Commentary on Hymn XVI: To Antinous Apollon, Navigator

With you is the light of day, O Antinous Apollon,
the light of music and poetry, the light of true prophecy,
the light of healing, all the light we need. In your light
we can walk a straight path, we can see our way clear,
we can reach our destination. Guide us, Antinous Apollon,
Navigator, guide us when the day is cloudy, when the rains
are falling, when the sun is setting; guide us, glorious Phoebus,
and do not forget us when the sun sets, when the night
has come, when the lyre is silent, when the lips are closed.
Be our light when there is no light, slayer of Python,
god of Delphi; be the light that shines from within.

One of Apollon’s most frequent titles is “Phoibos”, or “Phoebus” in the Latinised spelling. It simply means bright, or radiant. Apollon is not, strictly speaking, a god of the sun, though he came to be seen as such, displacing Helios and Sol in the popular imagination, but he is undoubtedly a god of light. He is the light of day, the light of knowledge, the light of insight and inspiration, the light of prophecy, and his light is the source of guidance, as Antinous Apollon.

To make a good decision, to choose with discernment, requires internalizing that divine light, being guided by our own principles and by our communion with the god.
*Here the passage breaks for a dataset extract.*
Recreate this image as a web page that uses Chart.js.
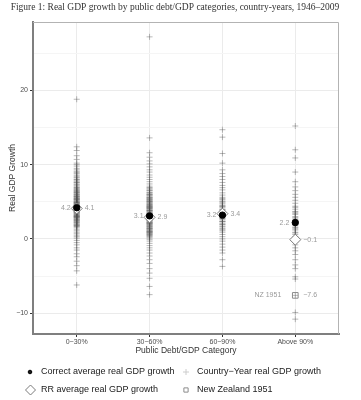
<!DOCTYPE html>
<html>
<head>
<meta charset="utf-8">
<script src="https://cdn.jsdelivr.net/npm/chart.js@4.4.0/dist/chart.umd.min.js"></script>
<style>
html,body{margin:0;padding:0;background:#fff;}
canvas{display:block;}
</style>
</head>
<body>
<canvas id="grafica" width="361" height="400"></canvas>
<script>
// categorias de deuda/PIB
const CATEGORIAS = ["0\u221230%", "30\u221260%", "60\u221290%", "Above 90%"];

// crecimiento real del PIB por pais-ano
const CRECIMIENTO_0_30 = [18.8, 12.4, 11.9, 11.2, 10.7, 10.2, 10.0, 9.8, 9.5, 9.3, 9.1, 8.8, 8.6, 8.3, 8.2, 8.0, 7.8, 7.6, 7.5, 7.3, 7.1, 6.9, 6.8, 6.7, 6.6, 6.4, 6.3, 6.2, 6.1, 6.0, 5.9, 5.8, 5.7, 5.6, 5.5, 5.4, 5.3, 5.2, 5.1, 5.0, 4.9, 4.9, 4.8, 4.7, 4.6, 4.5, 4.4, 4.4, 4.3, 4.2, 4.1, 4.0, 3.9, 3.8, 3.7, 3.6, 3.5, 3.4, 3.3, 3.2, 3.1, 3.0, 3.0, 2.9, 2.8, 2.7, 2.6, 2.5, 2.4, 2.3, 2.2, 2.0, 1.9, 1.8, 1.7, 1.5, 1.3, 1.1, 0.9, 0.7, 0.5, 0.3, 0.1, -0.2, -0.5, -0.8, -1.2, -1.5, -2.0, -2.4, -3.0, -3.6, -4.3, -6.2,
    8.95, 8.45, 7.95, 7.65, 7.25, 6.95, 6.55, 6.25, 5.95, 5.65, 5.45, 5.25, 5.05, 4.85, 4.65, 4.45, 4.25, 4.05, 3.85, 3.65, 3.45, 3.25, 3.05, 2.85, 2.65, 2.45, 2.25, 2.05, 1.85, 1.65, 5.35, 4.75, 4.15, 3.55, 2.95, 6.45, 5.75, 4.55, 3.75, 3.15];
const CRECIMIENTO_30_60 = [27.2, 13.6, 11.6, 11.0, 10.5, 10.1, 9.7, 9.3, 9.0, 8.6, 8.3, 8.0, 7.7, 7.4, 7.1, 6.9, 6.7, 6.5, 6.3, 6.1, 6.0, 5.9, 5.8, 5.6, 5.4, 5.3, 5.2, 5.1, 5.0, 4.8, 4.7, 4.6, 4.5, 4.4, 4.3, 4.2, 4.1, 3.9, 3.9, 3.8, 3.6, 3.5, 3.4, 3.3, 3.2, 3.1, 3.0, 2.9, 2.8, 2.7, 2.6, 2.4, 2.3, 2.2, 2.1, 2.0, 1.8, 1.7, 1.6, 1.5, 1.4, 1.2, 1.1, 1.0, 0.9, 0.8, 0.7, 0.6, 0.5, 0.3, 0.1, -0.1, -0.3, -0.6, -0.9, -1.2, -1.5, -1.9, -2.3, -2.8, -3.3, -4.0, -4.6, -5.3, -6.4, -7.5,
    6.85, 6.55, 6.25, 5.95, 5.65, 5.45, 5.25, 5.05, 4.85, 4.65, 4.45, 4.25, 4.05, 3.85, 3.65, 3.45, 3.25, 3.05, 2.85, 2.65, 2.45, 2.25, 2.05, 1.85, 1.65, 1.45, 1.25, 1.05, 0.85, 0.65, 0.45, 0.25, 4.95, 4.35, 3.75, 3.15, 2.55, 1.95, 1.35, 5.55, 4.15, 3.35, 2.75, 2.15, 0.95];
const CRECIMIENTO_60_90 = [14.7, 13.7, 11.5, 10.2, 9.3, 8.8, 8.4, 8.0, 7.6, 7.2, 6.9, 6.6, 6.2, 5.9, 5.6, 5.3, 5.1, 5.0, 4.7, 4.5, 4.4, 4.2, 4.0, 3.8, 3.7, 3.5, 3.3, 3.2, 3.0, 2.8, 2.6, 2.4, 2.3, 2.1, 1.9, 1.7, 1.6, 1.4, 1.1, 0.9, 0.6, 0.3, 0.0, -0.3, -0.7, -1.1, -1.5, -1.9, -2.8, -3.7,
    5.45, 4.85, 4.35, 3.95, 3.55, 3.15, 2.75, 2.35, 1.95, 1.25];
const CRECIMIENTO_90 = [15.2, 12.0, 10.9, 9.0, 7.7, 7.0, 6.5, 6.0, 5.6, 5.2, 4.8, 4.4, 4.0, 3.7, 3.6, 3.3, 3.0, 2.9, 2.7, 2.4, 2.2, 2.1, 1.8, 1.6, 1.5, 1.2, 0.9, 0.8, 0.6, 0.3, 0.0, -0.4, -0.8, -1.2, -1.6, -2.1, -2.8, -3.5, -4.0, -5.1, -5.4, -7.6, -9.9, -10.8,
    4.25, 3.45, 2.55, 1.95, 1.35];

// promedios
const PROMEDIO_CORRECTO = [4.2, 3.1, 3.2, 2.2];
const PROMEDIO_RR = [4.1, 2.9, 3.4, -0.1];
const NZ_1951 = -7.6;
const NZ_CATEGORIA = 3;

const Y_TICKS = [-10, -5, 0, 5, 10, 15, 20, 25];

const fmt = v => (v < 0 ? "\u2212" : "") + Math.abs(v).toFixed(1);

const puntosPais = [];
[CRECIMIENTO_0_30, CRECIMIENTO_30_60, CRECIMIENTO_60_90, CRECIMIENTO_90].forEach((serie, i) => {
    serie.forEach(v => puntosPais.push({x: i, y: v}));
});

const SANS = '"Liberation Sans", Arial, sans-serif';

const extras = {
    id: "extras",
    afterDraw(chart){
        const {ctx, chartArea: a, scales: {x, y}} = chart;
        ctx.save();
        // borde del panel arriba y derecha
        ctx.strokeStyle = "#b3b3b3";
        ctx.lineWidth = 1;
        ctx.beginPath();
        ctx.moveTo(a.left, a.top + 0.5);
        ctx.lineTo(a.right - 0.5, a.top + 0.5);
        ctx.lineTo(a.right - 0.5, a.bottom);
        ctx.stroke();

        // etiquetas de valores
        ctx.font = "7px " + SANS;
        ctx.fillStyle = "#9a9a9a";
        ctx.textBaseline = "middle";
        PROMEDIO_CORRECTO.forEach((v, i) => {
            const px = x.getPixelForValue(i);
            ctx.textAlign = "right";
            ctx.fillText(fmt(v), px - 6, y.getPixelForValue(v));
            ctx.textAlign = "left";
            ctx.fillText(fmt(PROMEDIO_RR[i]), px + 8, y.getPixelForValue(PROMEDIO_RR[i]));
        });
        const nx = x.getPixelForValue(NZ_CATEGORIA), ny = y.getPixelForValue(NZ_1951);
        ctx.textAlign = "right";
        ctx.fillText("NZ 1951", nx - 14, ny);
        ctx.textAlign = "left";
        ctx.fillText(fmt(NZ_1951), nx + 8, ny);

        // titulo
        ctx.font = '9.5px "Liberation Serif", "Times New Roman", serif';
        ctx.fillStyle = "#333";
        ctx.textAlign = "center";
        ctx.fillText("Figure 1: Real GDP growth by public debt/GDP categories, country-years, 1946\u20132009", 175, 7);

        // leyenda
        const dp = Chart.helpers.drawPoint;
        ctx.font = "9px " + SANS;
        ctx.textAlign = "left";
        ctx.fillStyle = "#1a1a1a";
        ctx.strokeStyle = "#000";
        dp(ctx, {pointStyle: "circle", radius: 1.8, borderWidth: 1}, 30, 372);
        ctx.fillText("Correct average real GDP growth", 41, 372);
        ctx.fillStyle = "#fff";
        ctx.strokeStyle = "#7a7a7a";
        dp(ctx, {pointStyle: "rectRot", radius: 5, borderWidth: 1}, 30.5, 390);
        ctx.fillStyle = "#1a1a1a";
        ctx.fillText("RR average real GDP growth", 41, 390);
        ctx.strokeStyle = "#cccccc";
        dp(ctx, {pointStyle: "cross", radius: 3, borderWidth: 1}, 186, 372);
        ctx.fillText("Country\u2212Year real GDP growth", 197, 372);
        ctx.strokeStyle = "#8c8c8c";
        ctx.fillStyle = "rgba(0,0,0,0)";
        dp(ctx, {pointStyle: "rect", radius: 3, borderWidth: 1}, 186, 390);
        ctx.fillStyle = "#1a1a1a";
        ctx.fillText("New Zealand 1951", 197, 390);
        ctx.restore();
    }
};

window.onload = () => {
const ctx = document.getElementById("grafica").getContext("2d");
const grafica = new Chart(ctx, {
    type: "scatter",
    data: {
        datasets: [
            {
                label: "Correct average real GDP growth",
                data: PROMEDIO_CORRECTO.map((v, i) => ({x: i, y: v})),
                pointStyle: "circle",
                pointRadius: 3.2,
                backgroundColor: "#000",
                borderColor: "#000",
                borderWidth: 1,
                order: 0
            },
            {
                label: "RR average real GDP growth",
                data: PROMEDIO_RR.map((v, i) => ({x: i, y: v})),
                pointStyle: "rectRot",
                pointRadius: 5.5,
                backgroundColor: "#fff",
                borderColor: "#7a7a7a",
                borderWidth: 1,
                order: 1
            },
            {
                label: "New Zealand 1951",
                data: [{x: NZ_CATEGORIA, y: NZ_1951}],
                pointStyle: "rect",
                pointRadius: 4,
                backgroundColor: "rgba(0,0,0,0)",
                borderColor: "#8c8c8c",
                borderWidth: 1,
                order: 2
            },
            {
                label: "Country\u2212Year real GDP growth",
                data: puntosPais,
                pointStyle: "cross",
                pointRadius: 3,
                borderColor: "rgba(80,80,80,0.4)",
                borderWidth: 1,
                order: 3
            }
        ]
    },
    options: {
        responsive: false,
        animation: false,
        events: [],
        layout: {padding: {top: 22, right: 22, bottom: 44, left: 0}},
        scales: {
            x: {
                type: "linear",
                min: -0.6,
                max: 3.6,
                afterBuildTicks: s => { s.ticks = CATEGORIAS.map((c, i) => ({value: i})); },
                afterFit: s => { s.height = 22; },
                border: {color: "#7f7f7f", width: 2},
                grid: {color: "#ebebeb", tickColor: "#333", tickLength: 3},
                ticks: {
                    callback: v => CATEGORIAS[v],
                    font: {size: 7, family: SANS},
                    color: "#4d4d4d",
                    padding: 1,
                    maxRotation: 0
                },
                title: {
                    display: true,
                    text: "Public Debt/GDP Category",
                    font: {size: 8.5, family: SANS},
                    color: "#333",
                    padding: {top: 0, bottom: 0}
                }
            },
            y: {
                min: -12.8,
                max: 29.2,
                afterBuildTicks: s => { s.ticks = Y_TICKS.map(v => ({value: v})); },
                afterFit: s => { s.width = 33; },
                border: {color: "#7f7f7f", width: 2},
                grid: {
                    color: c => c.tick.value % 10 === 0 ? "#ebebeb" : "#f5f5f5",
                    tickColor: c => c.tick.value % 10 === 0 ? "#333" : "rgba(0,0,0,0)",
                    tickLength: 3
                },
                ticks: {
                    callback: v => v % 10 === 0 ? fmt(v).replace(".0", "") : "",
                    font: {size: 7, family: SANS},
                    color: "#4d4d4d",
                    padding: 2
                },
                title: {
                    display: true,
                    text: "Real GDP Growth",
                    font: {size: 8.5, family: SANS},
                    color: "#333",
                    padding: {top: 8, bottom: 0}
                }
            }
        },
        plugins: {
            legend: {display: false},
            title: {display: false},
            tooltip: {enabled: false}
        }
    },
    plugins: [extras]
});
}
</script>
</body>
</html>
Over and over again I come back to the understanding that divine guidance, embodied in Antinous the Navigator, means knowing what your values truly are and abiding by them. The problem for most people, I think, is not seeing that our values may not be what we think they are. To use the most obvious possible example, in our work-driven American culture, many people say they value family above everything, but the number of hours spent at the office versus the number of hours spent with their family proves that work is in fact their highest value.

It also is not necessarily easy to make your actions line up with your values. You may genuinely love your family yet be trapped in a work culture that demands frequent overtime and weekend availability. You may love your family yet be constrained to work two jobs in order to provide for them materially. You may want to do more creative work, yet be stuck with health issues and thus (in the United States) be stuck working a full-time job in order to have healthcare.

I believe the gods can and do help us to do the right thing, the ethical thing, the action which aligns with our values, if we ask for their help. And, of course, if we have an ongoing relationship with them, a basis on which to ask. That’s why there’s 31 hymns to a set, one for every day of the month, to begin establishing that relationship with Antinous and to build it and keep it up.